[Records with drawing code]
********

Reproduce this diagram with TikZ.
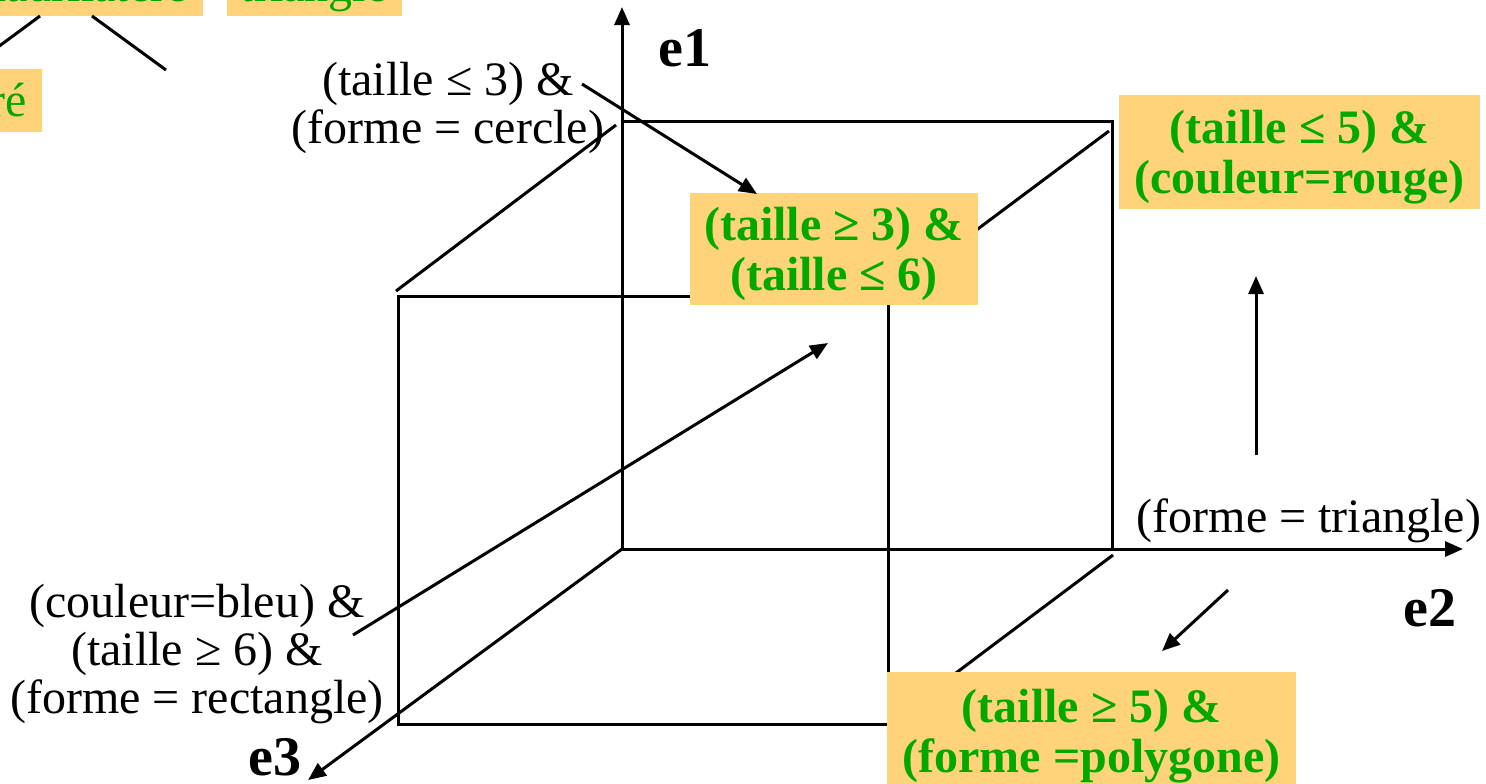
\documentclass[tikz,border=0pt]{standalone}
\usepackage{fontspec}
\setmainfont{Liberation Serif}
\usetikzlibrary{arrows.meta}
\definecolor{boxfill}{HTML}{FFD37A}
\definecolor{grn}{HTML}{00A800}
\begin{document}
\begin{tikzpicture}[x=0.5pt,y=-0.5pt,
  ln/.style={line width=1.5pt},
  arr/.style={line width=1.5pt,-{Triangle[length=9pt,width=7.5pt]}},
  hlbox/.style={fill=boxfill,inner sep=0pt},
  hl/.style={text=grn,font=\fontsize{24}{25}\selectfont\bfseries,align=center,inner sep=0pt},
  lab/.style={font=\fontsize{24}{24}\selectfont,align=center,inner sep=0pt},
  axl/.style={font=\fontsize{28}{28}\selectfont\bfseries,inner sep=0pt}]
\useasboundingbox (0,0) rectangle (1486,783);
\clip (0,0) rectangle (1486,783);

% cube corners
\coordinate (O) at (622,549);
\coordinate (BTL) at (622,121);
\coordinate (BTR) at (1112,121);
\coordinate (BBR) at (1112,549);
\coordinate (FTL) at (398,296);
\coordinate (FTR) at (888,296);
\coordinate (FBR) at (888,724);
\coordinate (FBL) at (398,724);

% back face (left & bottom edges are axes)
\draw[ln] (BTL) -- (BTR) -- (BBR);
% front face
\draw[ln] (FTL) rectangle (FBR);
% depth edges
\draw[ln] (616,125) -- (396,291);
\draw[ln] (1109,131) -- (FTR);
\draw[ln] (1113,555) -- (FBR);

% axes
\coordinate (E1) at (622,7);
\coordinate (E2) at (1463,549);
\coordinate (E3) at (308,780);
\draw[arr] (O) -- (E1);
\draw[arr] (O) -- (E2);
\draw[arr] (O) -- (E3);
\node[axl] (e1) at (685,48) {e1};
\node[axl] (e2) at (1430,608) {e2};
\node[axl] (e3) at (275,757) {e3};

% highlighted boxes
\node[hlbox,minimum width=144pt,minimum height=56pt] (b36) at (834,249) {};
\node[hl] (t36) at (834,254) {(taille ≥ 3) \&\\(taille ≤ 6)};
\node[hlbox,minimum width=180.5pt,minimum height=57pt] (b5r) at (1299.5,152) {};
\node[hl] (t5r) at (1299.5,157) {(taille ≤ 5) \&\\(couleur=rouge)};
\node[hlbox,minimum width=204.5pt,minimum height=59pt] (b5p) at (1091.5,731) {};
\node[hl] (t5p) at (1091.5,736) {(taille ≥ 5) \&\\(forme =polygone)};

% plain labels
\node[lab] (lcercle) at (448,108) {(taille ≤ 3) \&\\(forme = cercle)};
\node[lab] (lbleu) at (197,654) {(couleur=bleu) \&\\(taille ≥ 6) \&\\(forme = rectangle)};
\node[lab] (ltri) at (1309,521) {(forme = triangle)};

% arrows
\coordinate (a1s) at (582,84);
\coordinate (a1e) at (757,194);
\draw[arr] (a1s) -- (a1e);
\coordinate (a2s) at (353,635);
\coordinate (a2e) at (828,343);
\draw[arr] (a2s) -- (a2e);
\coordinate (a3s) at (1256,455);
\coordinate (a3e) at (1256,276);
\draw[arr] (a3s) -- (a3e);
\coordinate (a4s) at (1228,590);
\coordinate (a4e) at (1162,651);
\draw[arr] (a4s) -- (a4e);

% cropped fragment, top left
\fill[boxfill] (-80,-60) rectangle (203,16);
\node[text=grn,font=\fontsize{24}{24}\selectfont,inner sep=0pt,anchor=base east] (tq) at (188,1) {quadrilatère};
\fill[boxfill] (227,-60) rectangle (402,16);
\node[text=grn,font=\fontsize{24}{24}\selectfont,inner sep=0pt,anchor=base] (tt) at (314,1) {triangle};
\fill[boxfill] (-80,69) rectangle (42,132);
\node[text=grn,font=\fontsize{24}{24}\selectfont,inner sep=0pt,anchor=base east] (tc) at (27,116) {carré};
\coordinate (t1) at (40,16);
\coordinate (t1e) at (-2,47);
\coordinate (t2) at (92,16);
\coordinate (t2e) at (166,70);
\draw[ln] (t1) -- (t1e);
\draw[ln] (t2) -- (t2e);
\end{tikzpicture}
\end{document}
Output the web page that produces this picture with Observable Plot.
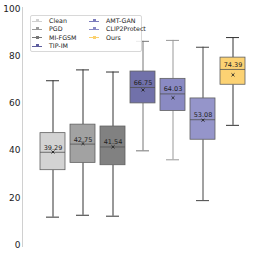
<!DOCTYPE html>
<html><head><meta charset="utf-8">
<script src="https://cdn.jsdelivr.net/npm/d3@7"></script>
<script src="https://cdn.jsdelivr.net/npm/@observablehq/plot@0.6"></script>
<style>
body{margin:0;background:#fff;font-family:"DejaVu Sans",sans-serif;}
#wrap{position:relative;width:266px;height:254px;}
#legend{position:absolute;left:30px;top:15px;width:110px;height:35px;border:1px solid #d8d8d8;border-radius:2px;background:rgba(255,255,255,0.85);font-size:6.3px;color:#222;}
.it{position:absolute;height:8px;line-height:8px;white-space:nowrap;}
.ln{position:absolute;top:3.5px;left:0;width:10px;height:1px;}
.mk{position:absolute;top:2px;left:3.5px;width:3px;height:3px;}
.tx{position:absolute;left:17px;top:0;}
</style></head>
<body><div id="wrap"><div id="chart"></div><div id="legend"></div></div>
<script>
const methods = ["Clean","PGD","MI-FGSM","TIP-IM","AMT-GAN","CLIP2Protect","Ours"];
const q1     = [31.7, 34.8, 33.8, 60.0, 56.8, 44.6, 67.9];
const median = [39.29, 42.75, 41.54, 66.75, 64.03, 53.08, 74.39];
const q3     = [47.4, 51.0, 50.2, 73.5, 70.4, 62.1, 79.4];
const lo     = [11.8, 12.6, 12.2, 39.9, 36.1, 18.8, 50.7];
const hi     = [69.6, 74.2, 73.3, 86.3, 86.7, 83.8, 87.9];
const mean   = [39.4, 43.0, 41.6, 65.7, 62.4, 52.9, 72.1];
const fills  = ["#d3d3d3","#a2a2a2","#818181","#7171aa","#8a8ac3","#9595ca","#fcd273"];
const legendColors = ["#d0d0d0","#9a9a9a","#777777","#5e5e9e","#7c7cbc","#8a8ac6","#fbd16f"];
const whiskerColors = ["#333","#333","#333","#777","#999","#444","#333"];
const yTicks = [0,20,40,60,80,100];

const data = methods.map((m,i)=>({m, q1:q1[i], med:median[i], q3:q3[i], lo:lo[i], hi:hi[i], mean:mean[i], fill:fills[i], wc:whiskerColors[i], label:median[i].toFixed(2)}));

const chart = Plot.plot({
  width: 266, height: 254,
  marginLeft: 22, marginRight: 19, marginTop: 7, marginBottom: 8,
  style: {fontFamily: "DejaVu Sans, sans-serif", background: "#fff"},
  x: {domain: methods, range: [37, 247], paddingInner: 0.17, paddingOuter: 0.085, axis: null},
  y: {domain: [-0.64, 100.64], ticks: yTicks, label: null},
  marks: [
    Plot.frame({anchor: "left", stroke: "#d0d0d0"}),
    Plot.axisY({ticks: yTicks, tickSize: 0, tickPadding: 2, fontSize: 9, label: null, fill: "#222"}),
    Plot.ruleX(data, {x: "m", y1: "lo", y2: "q1", stroke: "wc", strokeWidth: 1}),
    Plot.ruleX(data, {x: "m", y1: "q3", y2: "hi", stroke: "wc", strokeWidth: 1}),
    Plot.tickY(data, {x: "m", y: "lo", stroke: "wc", strokeWidth: 1, insetLeft: 6, insetRight: 6}),
    Plot.tickY(data, {x: "m", y: "hi", stroke: "wc", strokeWidth: 1, insetLeft: 6, insetRight: 6}),
    Plot.barY(data, {x: "m", y1: "q1", y2: "q3", fill: "fill", stroke: "#606060", strokeWidth: 0.8}),
    Plot.tickY(data, {x: "m", y: "med", stroke: "#505050", strokeWidth: 0.8}),
    Plot.dot(data, {x: "m", y: "mean", symbol: "times", r: 1.5, stroke: "#222", strokeWidth: 0.9}),
    Plot.text(data, {x: "m", y: "med", text: "label", dy: -2.5, lineAnchor: "bottom", fontSize: 6.5, fill: "#222"})
  ]
});
document.getElementById("chart").appendChild(chart);

const legend = document.getElementById("legend");
methods.forEach((m,i)=>{
  const col = i < 4 ? 0 : 1;
  const row = i < 4 ? i : i - 4;
  const it = document.createElement("div");
  it.className = "it";
  it.style.left = (col === 0 ? 1 : 58) + "px";
  it.style.top = (1 + row * 8.4) + "px";
  it.innerHTML = `<div class="ln" style="background:${legendColors[i]}"></div><div class="mk" style="background:${legendColors[i]}"></div><div class="tx"></div>`;
  it.querySelector(".tx").textContent = m;
  legend.appendChild(it);
});
</script></body></html>
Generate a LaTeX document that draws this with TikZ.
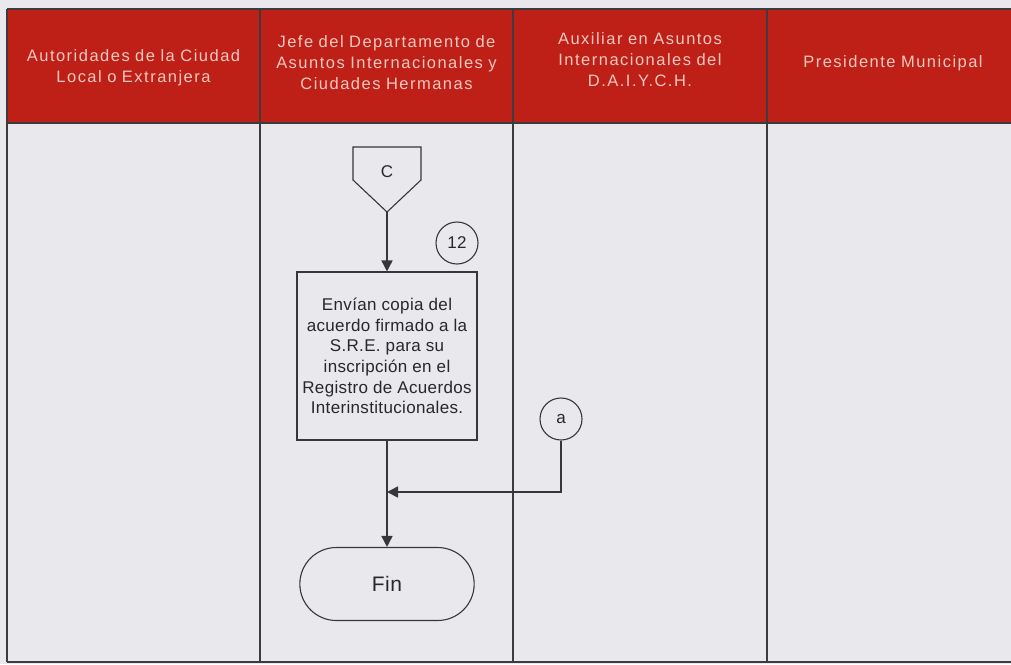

********

## [WHAT NEEDS TO BE DONE]
Leave out the pictures, then repeat the listing above exactly from its first line to the line with "(e3) at (275,757)", inclusive.

## [EXERCISE RESULT]
Reproduce this diagram with TikZ.
\documentclass[tikz,border=0pt]{standalone}
\usepackage{fontspec}
\setmainfont{Liberation Serif}
\usetikzlibrary{arrows.meta}
\definecolor{boxfill}{HTML}{FFD37A}
\definecolor{grn}{HTML}{00A800}
\begin{document}
\begin{tikzpicture}[x=0.5pt,y=-0.5pt,
  ln/.style={line width=1.5pt},
  arr/.style={line width=1.5pt,-{Triangle[length=9pt,width=7.5pt]}},
  hlbox/.style={fill=boxfill,inner sep=0pt},
  hl/.style={text=grn,font=\fontsize{24}{25}\selectfont\bfseries,align=center,inner sep=0pt},
  lab/.style={font=\fontsize{24}{24}\selectfont,align=center,inner sep=0pt},
  axl/.style={font=\fontsize{28}{28}\selectfont\bfseries,inner sep=0pt}]
\useasboundingbox (0,0) rectangle (1486,783);
\clip (0,0) rectangle (1486,783);

% cube corners
\coordinate (O) at (622,549);
\coordinate (BTL) at (622,121);
\coordinate (BTR) at (1112,121);
\coordinate (BBR) at (1112,549);
\coordinate (FTL) at (398,296);
\coordinate (FTR) at (888,296);
\coordinate (FBR) at (888,724);
\coordinate (FBL) at (398,724);

% back face (left & bottom edges are axes)
\draw[ln] (BTL) -- (BTR) -- (BBR);
% front face
\draw[ln] (FTL) rectangle (FBR);
% depth edges
\draw[ln] (616,125) -- (396,291);
\draw[ln] (1109,131) -- (FTR);
\draw[ln] (1113,555) -- (FBR);

% axes
\coordinate (E1) at (622,7);
\coordinate (E2) at (1463,549);
\coordinate (E3) at (308,780);
\draw[arr] (O) -- (E1);
\draw[arr] (O) -- (E2);
\draw[arr] (O) -- (E3);
\node[axl] (e1) at (685,48) {e1};
\node[axl] (e2) at (1430,608) {e2};
\node[axl] (e3) at (275,757) {e3};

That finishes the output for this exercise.